====== Working data ======
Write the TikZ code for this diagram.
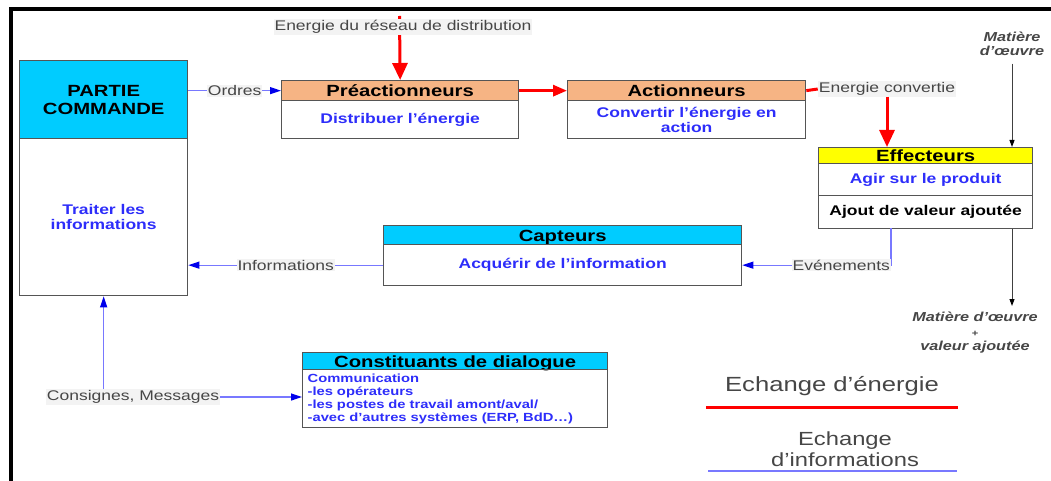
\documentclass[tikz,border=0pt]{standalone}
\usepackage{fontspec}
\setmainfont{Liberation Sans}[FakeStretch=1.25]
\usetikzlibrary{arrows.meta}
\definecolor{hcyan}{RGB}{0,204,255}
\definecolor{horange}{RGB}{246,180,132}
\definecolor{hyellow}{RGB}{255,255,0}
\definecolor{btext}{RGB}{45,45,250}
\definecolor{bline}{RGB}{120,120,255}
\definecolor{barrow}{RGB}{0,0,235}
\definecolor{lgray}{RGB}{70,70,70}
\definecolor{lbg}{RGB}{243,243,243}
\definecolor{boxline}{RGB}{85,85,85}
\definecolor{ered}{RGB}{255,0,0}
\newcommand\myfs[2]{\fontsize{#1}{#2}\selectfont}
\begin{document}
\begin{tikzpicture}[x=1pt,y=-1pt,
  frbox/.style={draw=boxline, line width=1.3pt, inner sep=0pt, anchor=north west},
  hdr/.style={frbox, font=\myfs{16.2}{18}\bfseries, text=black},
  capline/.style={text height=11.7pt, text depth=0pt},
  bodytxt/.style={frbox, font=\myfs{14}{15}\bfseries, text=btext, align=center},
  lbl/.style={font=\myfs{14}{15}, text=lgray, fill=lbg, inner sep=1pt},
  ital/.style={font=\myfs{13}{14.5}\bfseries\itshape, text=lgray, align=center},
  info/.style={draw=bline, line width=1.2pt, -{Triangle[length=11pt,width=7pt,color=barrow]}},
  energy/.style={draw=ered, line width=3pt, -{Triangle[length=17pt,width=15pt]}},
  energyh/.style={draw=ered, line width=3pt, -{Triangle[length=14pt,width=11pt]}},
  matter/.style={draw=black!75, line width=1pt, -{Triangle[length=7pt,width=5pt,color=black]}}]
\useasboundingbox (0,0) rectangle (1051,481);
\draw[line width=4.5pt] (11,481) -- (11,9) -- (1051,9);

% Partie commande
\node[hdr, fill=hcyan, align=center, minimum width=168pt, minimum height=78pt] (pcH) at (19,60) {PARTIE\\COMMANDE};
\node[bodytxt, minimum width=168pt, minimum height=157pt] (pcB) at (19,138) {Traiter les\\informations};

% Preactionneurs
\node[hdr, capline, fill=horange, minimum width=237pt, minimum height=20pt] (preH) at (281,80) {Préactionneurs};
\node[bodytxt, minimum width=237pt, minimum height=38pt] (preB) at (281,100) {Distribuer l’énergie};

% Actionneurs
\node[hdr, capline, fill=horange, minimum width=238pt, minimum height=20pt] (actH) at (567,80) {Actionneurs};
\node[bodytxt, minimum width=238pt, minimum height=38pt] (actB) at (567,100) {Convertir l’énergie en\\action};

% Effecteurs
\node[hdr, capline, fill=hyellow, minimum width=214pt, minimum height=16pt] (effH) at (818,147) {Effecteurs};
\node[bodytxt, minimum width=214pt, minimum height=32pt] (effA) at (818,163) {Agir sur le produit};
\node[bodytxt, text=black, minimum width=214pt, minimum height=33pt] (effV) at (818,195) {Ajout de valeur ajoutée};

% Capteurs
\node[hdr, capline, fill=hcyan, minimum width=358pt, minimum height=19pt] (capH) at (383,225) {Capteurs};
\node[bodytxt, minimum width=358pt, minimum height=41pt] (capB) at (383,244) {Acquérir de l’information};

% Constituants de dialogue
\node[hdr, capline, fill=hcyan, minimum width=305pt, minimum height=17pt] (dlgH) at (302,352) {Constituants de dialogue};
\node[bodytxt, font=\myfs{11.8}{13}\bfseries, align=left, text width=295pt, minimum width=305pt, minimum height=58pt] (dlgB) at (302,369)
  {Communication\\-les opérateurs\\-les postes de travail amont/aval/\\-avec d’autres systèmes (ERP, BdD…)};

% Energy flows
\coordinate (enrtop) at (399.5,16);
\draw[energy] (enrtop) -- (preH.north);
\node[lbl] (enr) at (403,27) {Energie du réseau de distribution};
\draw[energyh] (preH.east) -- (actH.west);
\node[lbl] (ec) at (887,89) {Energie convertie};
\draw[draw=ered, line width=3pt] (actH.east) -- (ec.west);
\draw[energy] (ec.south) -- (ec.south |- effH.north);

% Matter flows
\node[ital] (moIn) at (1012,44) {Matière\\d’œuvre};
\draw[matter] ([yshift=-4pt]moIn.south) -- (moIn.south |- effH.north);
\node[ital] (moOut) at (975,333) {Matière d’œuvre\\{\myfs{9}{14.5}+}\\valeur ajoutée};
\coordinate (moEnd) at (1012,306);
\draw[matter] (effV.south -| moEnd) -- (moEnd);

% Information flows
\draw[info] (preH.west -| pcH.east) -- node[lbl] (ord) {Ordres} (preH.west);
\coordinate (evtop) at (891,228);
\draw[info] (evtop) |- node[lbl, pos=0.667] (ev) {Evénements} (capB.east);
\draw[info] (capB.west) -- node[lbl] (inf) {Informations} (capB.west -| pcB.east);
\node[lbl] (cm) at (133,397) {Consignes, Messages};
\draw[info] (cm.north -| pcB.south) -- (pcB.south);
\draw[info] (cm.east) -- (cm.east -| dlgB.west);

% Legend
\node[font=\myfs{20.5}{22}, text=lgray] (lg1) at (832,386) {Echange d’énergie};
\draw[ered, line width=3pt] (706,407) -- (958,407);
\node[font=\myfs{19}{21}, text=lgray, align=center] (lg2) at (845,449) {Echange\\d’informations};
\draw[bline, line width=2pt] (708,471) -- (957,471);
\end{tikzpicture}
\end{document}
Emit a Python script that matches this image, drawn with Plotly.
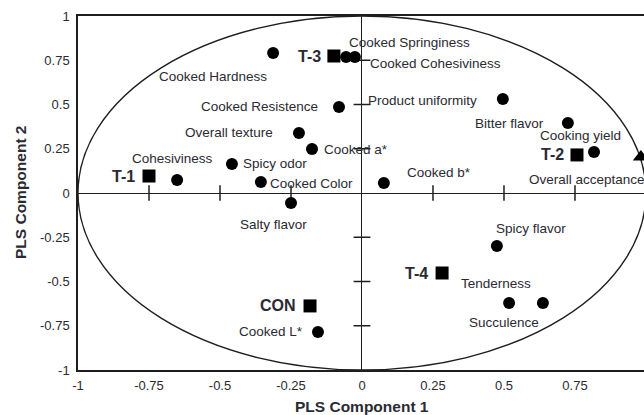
======
Exercise description
Every line is to be duplicated exactly, though pictures stay out.

Answer to this problem
Write the TikZ code for this diagram.
\documentclass[tikz,border=0pt]{standalone}
\usepackage{fontspec}
\setmainfont{Liberation Sans}[FakeStretch=1.25]
\usetikzlibrary{arrows.meta}
\definecolor{hcyan}{RGB}{0,204,255}
\definecolor{horange}{RGB}{246,180,132}
\definecolor{hyellow}{RGB}{255,255,0}
\definecolor{btext}{RGB}{45,45,250}
\definecolor{bline}{RGB}{120,120,255}
\definecolor{barrow}{RGB}{0,0,235}
\definecolor{lgray}{RGB}{70,70,70}
\definecolor{lbg}{RGB}{243,243,243}
\definecolor{boxline}{RGB}{85,85,85}
\definecolor{ered}{RGB}{255,0,0}
\newcommand\myfs[2]{\fontsize{#1}{#2}\selectfont}
\begin{document}
\begin{tikzpicture}[x=1pt,y=-1pt,
  frbox/.style={draw=boxline, line width=1.3pt, inner sep=0pt, anchor=north west},
  hdr/.style={frbox, font=\myfs{16.2}{18}\bfseries, text=black},
  capline/.style={text height=11.7pt, text depth=0pt},
  bodytxt/.style={frbox, font=\myfs{14}{15}\bfseries, text=btext, align=center},
  lbl/.style={font=\myfs{14}{15}, text=lgray, fill=lbg, inner sep=1pt},
  ital/.style={font=\myfs{13}{14.5}\bfseries\itshape, text=lgray, align=center},
  info/.style={draw=bline, line width=1.2pt, -{Triangle[length=11pt,width=7pt,color=barrow]}},
  energy/.style={draw=ered, line width=3pt, -{Triangle[length=17pt,width=15pt]}},
  energyh/.style={draw=ered, line width=3pt, -{Triangle[length=14pt,width=11pt]}},
  matter/.style={draw=black!75, line width=1pt, -{Triangle[length=7pt,width=5pt,color=black]}}]
\useasboundingbox (0,0) rectangle (1051,481);
\draw[line width=4.5pt] (11,481) -- (11,9) -- (1051,9);

% Partie commande
\node[hdr, fill=hcyan, align=center, minimum width=168pt, minimum height=78pt] (pcH) at (19,60) {PARTIE\\COMMANDE};
\node[bodytxt, minimum width=168pt, minimum height=157pt] (pcB) at (19,138) {Traiter les\\informations};

% Preactionneurs
\node[hdr, capline, fill=horange, minimum width=237pt, minimum height=20pt] (preH) at (281,80) {Préactionneurs};
\node[bodytxt, minimum width=237pt, minimum height=38pt] (preB) at (281,100) {Distribuer l’énergie};

% Actionneurs
\node[hdr, capline, fill=horange, minimum width=238pt, minimum height=20pt] (actH) at (567,80) {Actionneurs};
\node[bodytxt, minimum width=238pt, minimum height=38pt] (actB) at (567,100) {Convertir l’énergie en\\action};

% Effecteurs
\node[hdr, capline, fill=hyellow, minimum width=214pt, minimum height=16pt] (effH) at (818,147) {Effecteurs};
\node[bodytxt, minimum width=214pt, minimum height=32pt] (effA) at (818,163) {Agir sur le produit};
\node[bodytxt, text=black, minimum width=214pt, minimum height=33pt] (effV) at (818,195) {Ajout de valeur ajoutée};

% Capteurs
\node[hdr, capline, fill=hcyan, minimum width=358pt, minimum height=19pt] (capH) at (383,225) {Capteurs};
\node[bodytxt, minimum width=358pt, minimum height=41pt] (capB) at (383,244) {Acquérir de l’information};

% Constituants de dialogue
\node[hdr, capline, fill=hcyan, minimum width=305pt, minimum height=17pt] (dlgH) at (302,352) {Constituants de dialogue};
\node[bodytxt, font=\myfs{11.8}{13}\bfseries, align=left, text width=295pt, minimum width=305pt, minimum height=58pt] (dlgB) at (302,369)
  {Communication\\-les opérateurs\\-les postes de travail amont/aval/\\-avec d’autres systèmes (ERP, BdD…)};

% Energy flows
\coordinate (enrtop) at (399.5,16);
\draw[energy] (enrtop) -- (preH.north);
\node[lbl] (enr) at (403,27) {Energie du réseau de distribution};
\draw[energyh] (preH.east) -- (actH.west);
\node[lbl] (ec) at (887,89) {Energie convertie};
\draw[draw=ered, line width=3pt] (actH.east) -- (ec.west);
\draw[energy] (ec.south) -- (ec.south |- effH.north);

% Matter flows
\node[ital] (moIn) at (1012,44) {Matière\\d’œuvre};
\draw[matter] ([yshift=-4pt]moIn.south) -- (moIn.south |- effH.north);
\node[ital] (moOut) at (975,333) {Matière d’œuvre\\{\myfs{9}{14.5}+}\\valeur ajoutée};
\coordinate (moEnd) at (1012,306);
\draw[matter] (effV.south -| moEnd) -- (moEnd);

% Information flows
\draw[info] (preH.west -| pcH.east) -- node[lbl] (ord) {Ordres} (preH.west);
\coordinate (evtop) at (891,228);
\draw[info] (evtop) |- node[lbl, pos=0.667] (ev) {Evénements} (capB.east);
\draw[info] (capB.west) -- node[lbl] (inf) {Informations} (capB.west -| pcB.east);
\node[lbl] (cm) at (133,397) {Consignes, Messages};
\draw[info] (cm.north -| pcB.south) -- (pcB.south);
\draw[info] (cm.east) -- (cm.east -| dlgB.west);

% Legend
\node[font=\myfs{20.5}{22}, text=lgray] (lg1) at (832,386) {Echange d’énergie};
\draw[ered, line width=3pt] (706,407) -- (958,407);
\node[font=\myfs{19}{21}, text=lgray, align=center] (lg2) at (845,449) {Echange\\d’informations};
\draw[bline, line width=2pt] (708,471) -- (957,471);
\end{tikzpicture}
\end{document}
Emit a Python script that matches this image, drawn with Plotly.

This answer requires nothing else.